Directive:
Output every entry exactly as written, skipping any pictures.

Data provided:

#####

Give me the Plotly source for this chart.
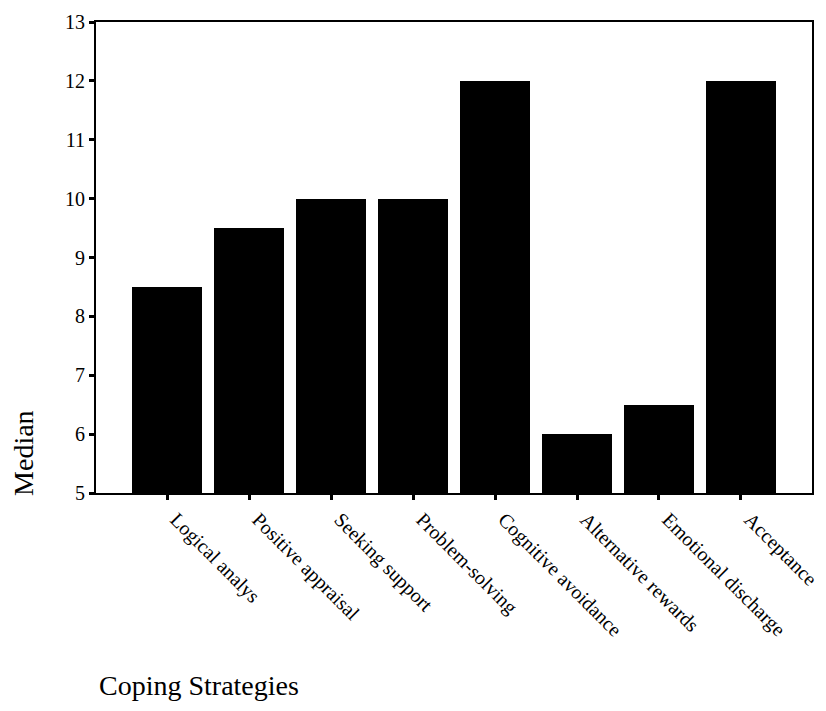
import plotly.graph_objects as go

categories = ["Logical analys", "Positive appraisal", "Seeking support", "Problem-solving",
              "Cognitive avoidance", "Alternative rewards", "Emotional discharge", "Acceptance"]
medians = [8.5, 9.5, 10, 10, 12, 6, 6.5, 12]
y_ticks = [5, 6, 7, 8, 9, 10, 11, 12, 13]

FONT = "Liberation Serif, Times New Roman, serif"

fig = go.Figure(go.Bar(
    x=list(range(len(categories))), y=medians,
    marker=dict(color="black", line=dict(width=0)),
    width=0.86,
))

fig.update_layout(
    width=818, height=703,
    margin=dict(l=88, r=14, t=14, b=218),
    paper_bgcolor="white", plot_bgcolor="white",
    showlegend=False,
    font=dict(family=FONT, size=20, color="black"),
    bargap=0,
)
fig.update_xaxes(
    range=[-0.866, 7.866], automargin=False,
    tickmode="array", tickvals=list(range(len(categories))), ticktext=categories,
    tickangle=45, ticklabelshift=9,
    ticks="outside", ticklen=5, tickwidth=3, tickcolor="black",
    showline=True, linecolor="black", linewidth=2, mirror=True,
    showgrid=False, zeroline=False,
    tickfont=dict(family=FONT, size=20, color="black"),
)
fig.update_yaxes(
    range=[5, 13], automargin=False,
    tickmode="array", tickvals=y_ticks,
    ticks="outside", ticklen=5, tickwidth=3, tickcolor="black",
    showline=True, linecolor="black", linewidth=2, mirror=True,
    showgrid=False, zeroline=False,
    tickfont=dict(family=FONT, size=20, color="black"),
)
fig.add_annotation(
    text="Median", xref="paper", yref="paper",
    x=-0.1006, y=0.085, textangle=-90, showarrow=False,
    xanchor="center", yanchor="middle",
    font=dict(family=FONT, size=28, color="black"),
)
fig.add_annotation(
    text="Coping Strategies", xref="paper", yref="paper",
    x=0.0014, y=-0.408, showarrow=False,
    xanchor="left", yanchor="middle",
    font=dict(family=FONT, size=28, color="black"),
)

fig.write_html("out.html")
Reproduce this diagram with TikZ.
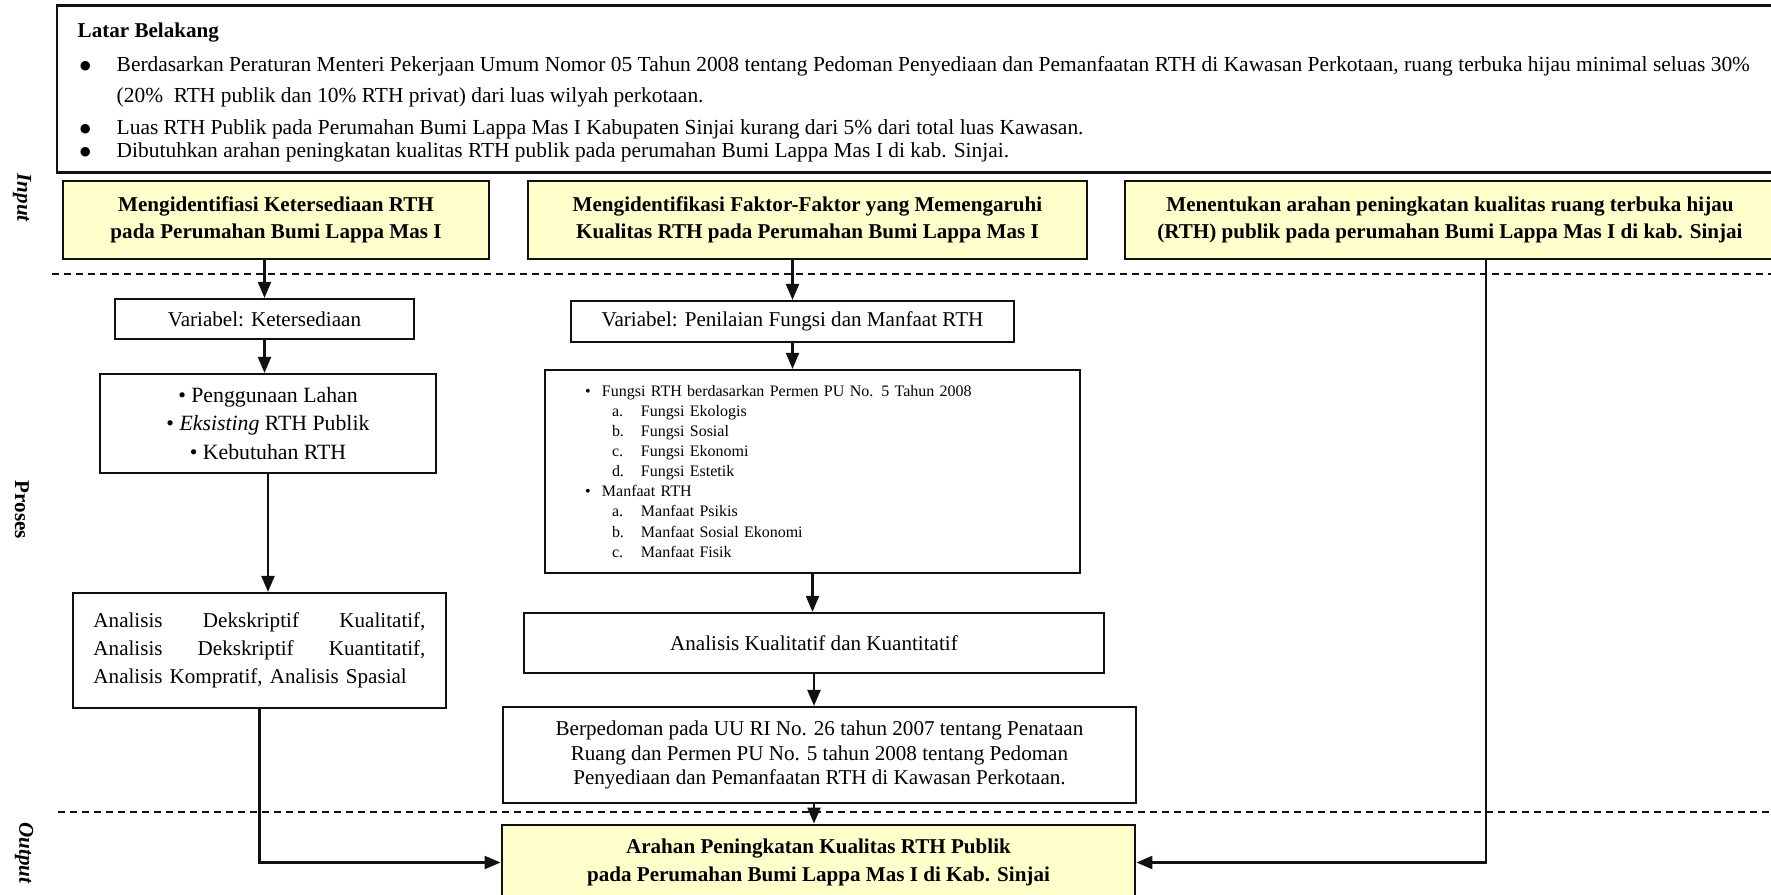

#####

Correct response:
Give me the Plotly source for this chart.
import plotly.graph_objects as go

categories = ["Logical analys", "Positive appraisal", "Seeking support", "Problem-solving",
              "Cognitive avoidance", "Alternative rewards", "Emotional discharge", "Acceptance"]
medians = [8.5, 9.5, 10, 10, 12, 6, 6.5, 12]
y_ticks = [5, 6, 7, 8, 9, 10, 11, 12, 13]

FONT = "Liberation Serif, Times New Roman, serif"

fig = go.Figure(go.Bar(
    x=list(range(len(categories))), y=medians,
    marker=dict(color="black", line=dict(width=0)),
    width=0.86,
))

fig.update_layout(
    width=818, height=703,
    margin=dict(l=88, r=14, t=14, b=218),
    paper_bgcolor="white", plot_bgcolor="white",
    showlegend=False,
    font=dict(family=FONT, size=20, color="black"),
    bargap=0,
)
fig.update_xaxes(
    range=[-0.866, 7.866], automargin=False,
    tickmode="array", tickvals=list(range(len(categories))), ticktext=categories,
    tickangle=45, ticklabelshift=9,
    ticks="outside", ticklen=5, tickwidth=3, tickcolor="black",
    showline=True, linecolor="black", linewidth=2, mirror=True,
    showgrid=False, zeroline=False,
    tickfont=dict(family=FONT, size=20, color="black"),
)
fig.update_yaxes(
    range=[5, 13], automargin=False,
    tickmode="array", tickvals=y_ticks,
    ticks="outside", ticklen=5, tickwidth=3, tickcolor="black",
    showline=True, linecolor="black", linewidth=2, mirror=True,
    showgrid=False, zeroline=False,
    tickfont=dict(family=FONT, size=20, color="black"),
)
fig.add_annotation(
    text="Median", xref="paper", yref="paper",
    x=-0.1006, y=0.085, textangle=-90, showarrow=False,
    xanchor="center", yanchor="middle",
    font=dict(family=FONT, size=28, color="black"),
)
fig.add_annotation(
    text="Coping Strategies", xref="paper", yref="paper",
    x=0.0014, y=-0.408, showarrow=False,
    xanchor="left", yanchor="middle",
    font=dict(family=FONT, size=28, color="black"),
)

fig.write_html("out.html")
Reproduce this diagram with TikZ.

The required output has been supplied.